No Evangelho, Jesus aconselha seus discípulos a rezar “para que vossa fuga não aconteça no inverno”. Pois bem, a minha fuga aconteceu no inverno, e tão impiedosa foi a perseguição que nem sequer consegui levar comigo o meu Dante, o volume tão usado que já estava em pedaços a encadernação barata. Mas já não precisava do livro pra recordar certos versos gravados para sempre na memória; como este que tantas vezes, durante a vida toda, me fortaleceu contra o tédio das controvérsias e contra a maledicência dos covardes e contra elogios e hostilidades efêmeras: “Non ragioniam di lor, ma guarda e passa”. E entre esses versos sempre recordados também me lembrei daqueles que descrevem a sorte do exilado, o sabor amargo do pão no estrangeiro e a dura vergonha de bater, em vão, a portas fechadas e descer as escadas, subidas com o último resto de esperança, assim como a Dante foi profetizado o caminho do calvário de fuoruscito: “Tu proverai sì come sa di sale / lo pane altrui, e come è duro calle / lo scendere e l’salir per l’altrui scale”.

São águas passadas. Achei a minha Verona, a nova pátria, no Brasil. Não era possível, então, imaginar que um dia eu iria ler em português do Brasil aqueles versos: “E quindi uscimmo a riveder le stelle”. São motivos pessoais que me levam a agradecer a Cristiano Martins o livro que ele nos dá agora. Mas esses motivos não são meramente pessoais. Tenho para mim que sem experiências daquelas ficaria incompleta a experiência de Dante. Só passando pelas malebolge, as ruas sinistras deste mundo, sem perder a vista para as stelle, se tem o Dante inteiro: o Inferno, o Purgatório e o Paraíso.

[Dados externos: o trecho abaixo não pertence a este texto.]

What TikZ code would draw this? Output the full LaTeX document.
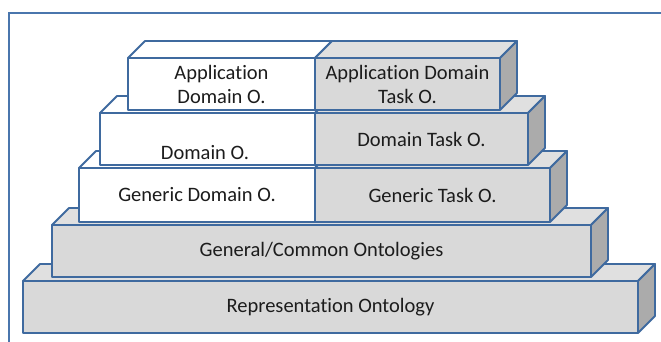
\documentclass[tikz,border=0pt]{standalone}
\usepackage{fontspec}
\setmainfont{Carlito}[Ligatures={NoCommon}]
\definecolor{edge}{HTML}{3F6A9F}
\definecolor{framecol}{HTML}{4A76AD}
\definecolor{grayfront}{HTML}{D9D9D9}
\definecolor{graytop}{HTML}{E0E0E0}
\definecolor{grayside}{HTML}{ABABAB}
\definecolor{txt}{HTML}{1C1C1C}
% top face and right side face of a block whose front face is node #1
\newcommand\blocktop[2]{\filldraw[#2] (#1.north west) -- ++(17,-17) -- ([shift={(17pt,17pt)}]#1.north east) -- (#1.north east) -- cycle;}
\newcommand\blockside[2]{\filldraw[#2] (#1.north east) -- ([shift={(17pt,17pt)}]#1.north east) -- ([shift={(17pt,17pt)}]#1.south east) -- (#1.south east) -- cycle;}
\begin{document}
\begin{tikzpicture}[x=1pt,y=-1pt,
  outline/.style={draw=edge, line width=1.8pt, line join=round},
  face/.style={outline, rectangle, inner sep=0pt, outer sep=0pt, align=center,
    font=\fontsize{20.5}{24}\selectfont, text=txt},
  whitebox/.style={face, fill=white},
  graybox/.style={face, fill=grayfront},
  topw/.style={outline, fill=white},
  topg/.style={outline, fill=graytop},
  sideg/.style={outline, fill=grayside},
  label/.style={font=\fontsize{20.5}{24}\selectfont, text=txt, inner sep=0pt}]
\useasboundingbox (0,0) rectangle (661,341);
% outer frame
\draw[framecol, line width=1.8pt] (9,345) -- (9,13) -- (665,13);

% bottom layer
\node[graybox, minimum width=615pt, minimum height=52pt] (rep) at (330.5,307) {Representation Ontology};
\blocktop{rep}{topg}
\blockside{rep}{sideg}

% second layer
\node[graybox, minimum width=539pt, minimum height=52pt] (gen) at (321.5,251) {General/Common Ontologies};
\blocktop{gen}{topg}
\blockside{gen}{sideg}

% generic layer
\node[whitebox, minimum width=236pt, minimum height=54pt] (gdo) at (197,195) {Generic Domain O.};
\blocktop{gdo}{topw}
\node[graybox, minimum width=235pt, minimum height=54pt] (gto) at (432.5,195) {Generic Task O.};
\blocktop{gto}{topg}
\blockside{gto}{sideg}

% domain layer
\node[whitebox, minimum width=215pt, minimum height=52pt] (dom) at (207.5,139) {};
\node[label] (domtext) at ([shift={(-2.5pt,-14pt)}]dom.center) {Domain O.};
\blocktop{dom}{topw}
\node[graybox, minimum width=213pt, minimum height=52pt] (dto) at (421.5,139) {Domain Task O.};
\blocktop{dto}{topg}
\blockside{dto}{sideg}

% application layer
\node[whitebox, minimum width=187pt, minimum height=52pt] (ado) at (221.5,84) {Application\\Domain O.};
\blocktop{ado}{topw}
\node[graybox, minimum width=185pt, minimum height=52pt] (adt) at (407.5,84) {Application Domain\\Task O.};
\blocktop{adt}{topg}
\blockside{adt}{sideg}
\end{tikzpicture}
\end{document}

Só então se compreende o sentido pleno da Divina comédia, autobiografia espiritual do poeta e biografia permanente da existência humana que é preciso decifrar atrás dos “versos estranhos”: “O voi ch’avete l’intelletti sani, / mirate la dottrina che s’asconde / sotto ’l velame de li versi strani”.

Otto Maria Carpeaux, ‘Dante, biógrafo permanente da existência humana’, Livro, suplemento do Jornal do Brasil, Rio de Janeiro, 3 out. 1976, p. 7. — Reescrito e editado como ‘Meu Dante’, em Reflexo e realidade (Rio de Janeiro, Fontana, 1978), p. 37ss.